Des statistiques incontestables permettent, parallèlement, de faire vivre les schémas en évaluant les effets des aménagements : cette nouvelle piste est-elle empruntée ? Les usagers osent-ils prendre ce contresens cyclable ?... Car une chose est sûre : il n'existe pas de méthode unique pour créer un réseau cohérent. Réunis début octobre à Dijon pour le XIXe Congrès du Club des villes et territoires cyclables, les spécialistes français du vélo en zone urbaine en ont fait l'expérience. Se penchant sur un cas concret (comment relier le campus et le centre-ville ?), ils ont dû reconnaître qu'ils n'étaient pas d'accord sur tout ! La question de la suppression de places de stationnement automobile reste une question sensible.
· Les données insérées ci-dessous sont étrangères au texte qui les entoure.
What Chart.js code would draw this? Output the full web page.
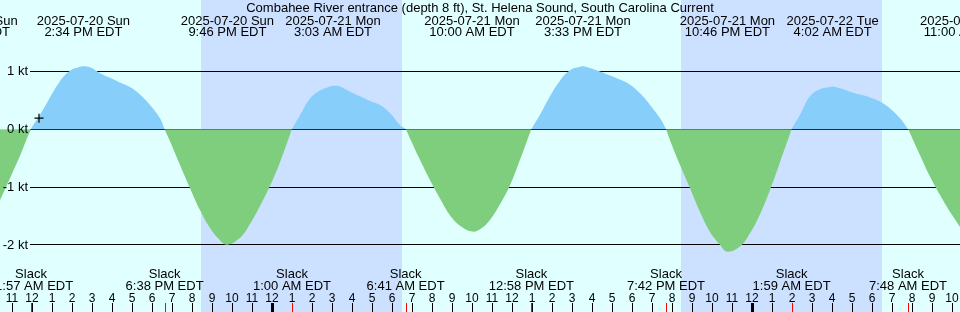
<!DOCTYPE html>
<html>
<head>
<meta charset="utf-8">
<title>Combahee River entrance current</title>
<script src="https://cdn.jsdelivr.net/npm/chart.js@4/dist/chart.umd.min.js"></script>
<style>
  html, body { margin: 0; padding: 0; background: #e0ffff; }
  #tideChart { display: block; }
</style>
</head>
<body>
<canvas id="tideChart" width="960" height="312"></canvas>
<script>
// Hours are counted from 2025-07-21 00:00 EDT
const chartTitle = 'Combahee River entrance (depth 8 ft), St. Helena Sound, South Carolina Current';

// current speed (kt, flood positive)
const flowHours = [
  -13.6, -13.1, -12.6, -12.05, -11.6, -11.1, -10.6, -10.1, -9.6, -9.43, -9.1, -8.6, -8.1, -7.6, -7.1, -6.6,
  -6.1, -5.6, -5.37, -5.1, -4.6, -4.1, -3.6, -3.1, -2.6, -2.23, -1.6, -1.1, -0.6, -0.1, 0.4, 0.9,
  1.0, 1.4, 1.9, 2.4, 2.9, 3.05, 3.4, 3.9, 4.4, 4.9, 5.4, 5.9, 6.4, 6.68, 6.9, 7.4,
  7.9, 8.4, 8.9, 9.4, 10.0, 10.4, 10.9, 11.4, 11.9, 12.4, 12.9, 12.97, 13.4, 13.9, 14.4, 14.9,
  15.4, 15.55, 15.9, 16.4, 16.9, 17.4, 17.9, 18.4, 18.9, 19.4, 19.7, 19.9, 20.4, 20.9, 21.4, 21.9,
  22.4, 22.77, 23.4, 23.9, 24.4, 24.9, 25.4, 25.9, 25.98, 26.4, 26.9, 27.4, 27.9, 28.03, 28.4, 28.9,
  29.4, 29.9, 30.4, 30.9, 31.4, 31.8, 31.9, 32.4, 32.9, 33.4, 33.9, 34.4
];
const flowKnots = [
  -1.23, -0.85, -0.46, 0, 0.25, 0.55, 0.83, 1.01, 1.08, 1.09, 1.07, 0.97, 0.89, 0.81, 0.73, 0.60,
  0.42, 0.19, 0, -0.21, -0.62, -1.02, -1.40, -1.71, -1.92, -2.00, -1.88, -1.64, -1.33, -0.98, -0.57, -0.09,
  0, 0.24, 0.53, 0.67, 0.74, 0.75, 0.74, 0.65, 0.57, 0.49, 0.42, 0.28, 0.07, 0, -0.16, -0.53,
  -0.88, -1.20, -1.49, -1.67, -1.77, -1.73, -1.57, -1.30, -0.97, -0.53, -0.06, 0, 0.25, 0.57, 0.84, 1.02,
  1.08, 1.09, 1.06, 1.00, 0.93, 0.86, 0.77, 0.62, 0.42, 0.19, 0, -0.19, -0.62, -1.02, -1.43, -1.78,
  -2.00, -2.12, -2.03, -1.80, -1.47, -1.05, -0.57, -0.08, 0, 0.25, 0.57, 0.69, 0.73, 0.74, 0.71, 0.65,
  0.60, 0.55, 0.48, 0.36, 0.19, 0, -0.07, -0.45, -0.82, -1.14, -1.43, -1.69
];

// max flood / max ebb events (top labels)
const maxHours = [-15.05, -9.43, -2.23, 3.05, 10.0, 15.55, 22.77, 28.03, 34.7];
const maxDates = ['2025-07-20 Sun', '2025-07-20 Sun', '2025-07-20 Sun', '2025-07-21 Mon', '2025-07-21 Mon',
  '2025-07-21 Mon', '2025-07-21 Mon', '2025-07-22 Tue', '2025-07-22 Tue'];
const maxTimes = ['8:57 AM EDT', '2:34 PM EDT', '9:46 PM EDT', '3:03 AM EDT', '10:00 AM EDT',
  '3:33 PM EDT', '10:46 PM EDT', '4:02 AM EDT', '11:00 AM EDT'];

// slack water events (bottom labels, red ticks)
const slackHours = [-12.05, -5.37, 1.0, 6.68, 12.97, 19.7, 25.98, 31.8];
const slackTimes = ['11:57 AM EDT', '6:38 PM EDT', '1:00 AM EDT', '6:41 AM EDT', '12:58 PM EDT',
  '7:42 PM EDT', '1:59 AM EDT', '7:48 AM EDT'];

// night shading (sunset -> sunrise)
const nightStart = [-3.55, 20.45];
const nightEnd = [6.5, 30.5];

// y axis lines and their labels
const levelValues = [1, 0, -1, -2];
const levelLabels = ['1 kt', '0 kt', '-1 kt', '-2 kt'];

// hour ticks along the bottom
const firstHour = -13;
const lastHour = 34;

// "now" cross
const nowMark = { x: -11.65, y: 0.19 };

const DAY_BG = 'rgb(224,255,255)';
const NIGHT_BG = 'rgb(204,224,255)';
const FLOOD = 'rgb(135,206,250)';
const EBB = 'rgb(126,206,126)';
const FONT = '"Liberation Sans", Arial, sans-serif';

const hourLabel = h => {
  const v = ((h % 12) + 12) % 12;
  return String(v === 0 ? 12 : v);
};

const tidePlugin = {
  id: 'tideDecor',
  beforeDraw(chart) {
    const { ctx, scales: { x } } = chart;
    ctx.save();
    ctx.fillStyle = DAY_BG;
    ctx.fillRect(0, 0, chart.width, chart.height);
    ctx.fillStyle = NIGHT_BG;
    nightStart.forEach((s, i) => {
      const x0 = x.getPixelForValue(s);
      const x1 = x.getPixelForValue(nightEnd[i]);
      ctx.fillRect(x0, 0, x1 - x0, chart.height);
    });
    ctx.restore();
  },
  beforeDatasetsDraw(chart) {
    const { ctx, scales: { y } } = chart;
    ctx.save();
    ctx.strokeStyle = '#000';
    ctx.lineWidth = 1;
    levelValues.forEach(v => {
      const py = Math.floor(y.getPixelForValue(v)) + 0.5;
      ctx.beginPath();
      ctx.moveTo(30, py);
      ctx.lineTo(chart.width, py);
      ctx.stroke();
    });
    ctx.restore();
  },
  afterDraw(chart) {
    const { ctx, scales: { x, y } } = chart;
    ctx.save();
    ctx.fillStyle = '#000';
    ctx.textBaseline = 'alphabetic';

    // title
    ctx.font = '13px ' + FONT;
    ctx.textAlign = 'center';
    ctx.fillText(chartTitle, chart.width / 2, 12);

    // max current labels
    maxHours.forEach((h, i) => {
      const px = x.getPixelForValue(h);
      ctx.fillText(maxDates[i], px, 25);
      ctx.fillText(maxTimes[i], px, 36);
    });

    // slack labels
    slackHours.forEach((h, i) => {
      const px = x.getPixelForValue(h);
      ctx.fillText('Slack', px, 278);
      ctx.fillText(slackTimes[i], px, 289.5);
    });

    // y labels
    ctx.textAlign = 'right';
    ctx.textBaseline = 'middle';
    levelLabels.forEach((t, i) => {
      ctx.fillText(t, 28, y.getPixelForValue(levelValues[i]) + 0.5);
    });

    // hour ticks
    ctx.textAlign = 'center';
    ctx.textBaseline = 'alphabetic';
    ctx.font = '12px ' + FONT;
    for (let h = firstHour; h <= lastHour; h++) {
      const px = Math.round(x.getPixelForValue(h));
      ctx.fillText(hourLabel(h), px, 301.5);
      ctx.fillRect(h % 24 === 0 ? px - 1 : px, 303, h % 24 === 0 ? 3 : 1, 9);
    }
    ctx.fillStyle = 'rgb(255,0,0)';
    slackHours.forEach(h => {
      const px = Math.round(x.getPixelForValue(h));
      ctx.fillRect(px, 303, 1, 9);
    });
    ctx.restore();
  }
};

const ctx = document.getElementById('tideChart');
new Chart(ctx, {
  type: 'line',
  data: {
    datasets: [
      {
        data: flowHours.map((h, i) => ({ x: h, y: flowKnots[i] })),
        borderColor: 'rgba(0,0,0,0)',
        borderWidth: 1,
        pointRadius: 0,
        tension: 0.4,
        order: 1,
        fill: { target: 'origin', above: FLOOD, below: EBB }
      },
      {
        data: [nowMark],
        showLine: false,
        pointStyle: 'cross',
        pointRadius: 4.5,
        borderColor: '#000',
        borderWidth: 1.2,
        order: 0,
        fill: false
      }
    ]
  },
  options: {
    responsive: false,
    animation: false,
    events: [],
    layout: { padding: 0, autoPadding: false },
    plugins: {
      legend: { display: false },
      tooltip: { enabled: false }
    },
    scales: {
      x: { type: 'linear', min: -13.6, max: 34.4, display: false },
      y: { min: -3.1626, max: 2.2353, display: false }
    }
  },
  plugins: [tidePlugin]
});
</script>
</body>
</html>
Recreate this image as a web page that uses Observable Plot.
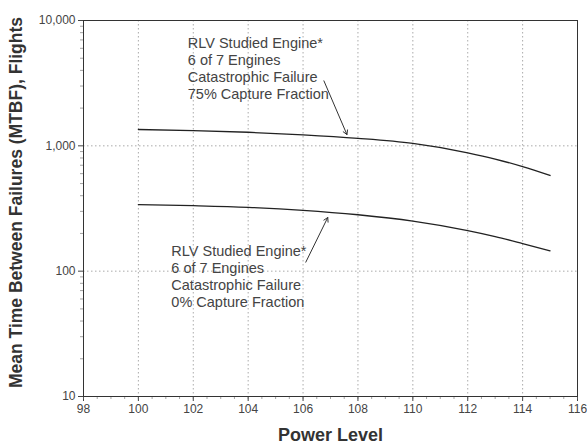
<!DOCTYPE html>
<html><head><meta charset="utf-8">
<script src="https://cdn.jsdelivr.net/npm/d3@7"></script>
<script src="https://cdn.jsdelivr.net/npm/@observablehq/plot@0.6"></script>
<style>body{margin:0;background:#fff}</style>
</head><body><div id="chart"></div>
<script>
const powerLevels = [100, 102, 104, 106, 108, 110, 112, 113, 114, 115];
const mtbf75 = [1350, 1322, 1283, 1225, 1148, 1045, 880, 785, 682, 580];
const mtbf0 = [340, 333, 323, 306, 282, 251, 211, 189, 166, 145];
const xTicks = [98, 100, 102, 104, 106, 108, 110, 112, 114, 116];
const yTicks = [10, 100, 1000, 10000];
const annoText = [
  "RLV Studied Engine*\n6 of 7 Engines\nCatastrophic Failure\n75% Capture Fraction",
  "RLV Studied Engine*\n6 of 7 Engines\nCatastrophic Failure\n0% Capture Fraction"
];
const annoX = [101.8, 101.2];
const annoY = [7500, 166];
const arrowX1 = [106.76, 106.1];
const arrowY1 = [3300, 118];
const arrowX2 = [107.6, 106.9];
const arrowY2 = [1230, 268];

const line75 = powerLevels.map((p, i) => ({p, v: mtbf75[i]}));
const line0 = powerLevels.map((p, i) => ({p, v: mtbf0[i]}));
const annos = annoText.map((t, i) => ({t, x: annoX[i], y: annoY[i]}));
const arrows = arrowX1.map((x, i) => ({x1: x, y1: arrowY1[i], x2: arrowX2[i], y2: arrowY2[i]}));
const xMinor = d3.range(98, 116.01, 0.5);
const yMinor = [];
for (const d of [10, 100, 1000]) for (let k = 2; k <= 9; k++) yMinor.push(d * k);

const chart = Plot.plot({
  width: 587, height: 446,
  marginLeft: 83, marginRight: 10, marginTop: 20, marginBottom: 50,
  style: {fontFamily: "'Liberation Sans', Arial, sans-serif", fontSize: "12px", color: "#444", background: "#fff", overflow: "visible"},
  x: {domain: [98, 116], label: null},
  y: {type: "log", domain: [10, 10000], label: null},
  marks: [
    Plot.gridX(xTicks.slice(1, -1), {stroke: "#888", strokeOpacity: 0.7, strokeDasharray: "1.5,2.5"}),
    Plot.gridY([100, 1000], {stroke: "#888", strokeOpacity: 0.7, strokeDasharray: "1.5,2.5"}),
    Plot.axisX(xTicks, {tickSize: 5, tickPadding: 3, fill: "#444", fontSize: 12, label: null}),
    Plot.axisX(xMinor, {tickSize: 3, text: null, stroke: "#666", strokeWidth: 0.6, label: null}),
    Plot.axisY(yTicks, {tickSize: 5, tickPadding: 3, tickFormat: d3.format(","), fill: "#444", fontSize: 12, label: null}),
    Plot.axisY(yMinor, {tickSize: 3, text: null, stroke: "#666", strokeWidth: 0.6, label: null}),
    Plot.frame({stroke: "#333", strokeWidth: 1}),
    Plot.line(line75, {x: "p", y: "v", curve: "monotone-x", stroke: "#222", strokeWidth: 1.3}),
    Plot.line(line0, {x: "p", y: "v", curve: "monotone-x", stroke: "#222", strokeWidth: 1.3}),
    Plot.arrow(arrows, {x1: "x1", y1: "y1", x2: "x2", y2: "y2", stroke: "#333", strokeWidth: 1, headLength: 7}),
    Plot.text(annos, {x: "x", y: "y", text: "t", textAnchor: "start", lineAnchor: "top", lineHeight: 1.17, fontSize: 14.5, fill: "#444"}),
    Plot.text(["Mean Time Between Failures (MTBF), Flights"], {frameAnchor: "left", textAnchor: "middle", dx: -67, dy: -6, rotate: -90, fontSize: 17.5, fontWeight: "bold", fill: "#333"}),
    Plot.text(["Power Level"], {frameAnchor: "bottom", dy: 44, fontSize: 18, fontWeight: "bold", fill: "#333"})
  ]
});
document.getElementById("chart").appendChild(chart);
</script>
</body></html>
Quelques règles élémentaires s'imposent cependant. Le sens unique pour les voitures apparaît ainsi comme une fausse bonne idée puisque celles-ci peuvent être tentées d'augmenter leur vitesse. Inutile, par ailleurs, de prévoir un itinéraire de délestage pour les cyclistes : seule la ligne droite compte ! « Si l'on quitte sa voiture, c'est pour retrouver une certaine liberté de mouvement. Les tentatives de canalisation des flux sont vouées à l'échec », souligne Sonia Lavadinho, chercheuse à l'École polytechnique fédérale de Lausanne. Pour autant, « il ne faut pas penser qu'à la continuité dans la ville, poursuit-elle. Le cycliste veut avoir la possibilité de latéraliser son parcours, de s'arrêter pour faire un pas de côté ».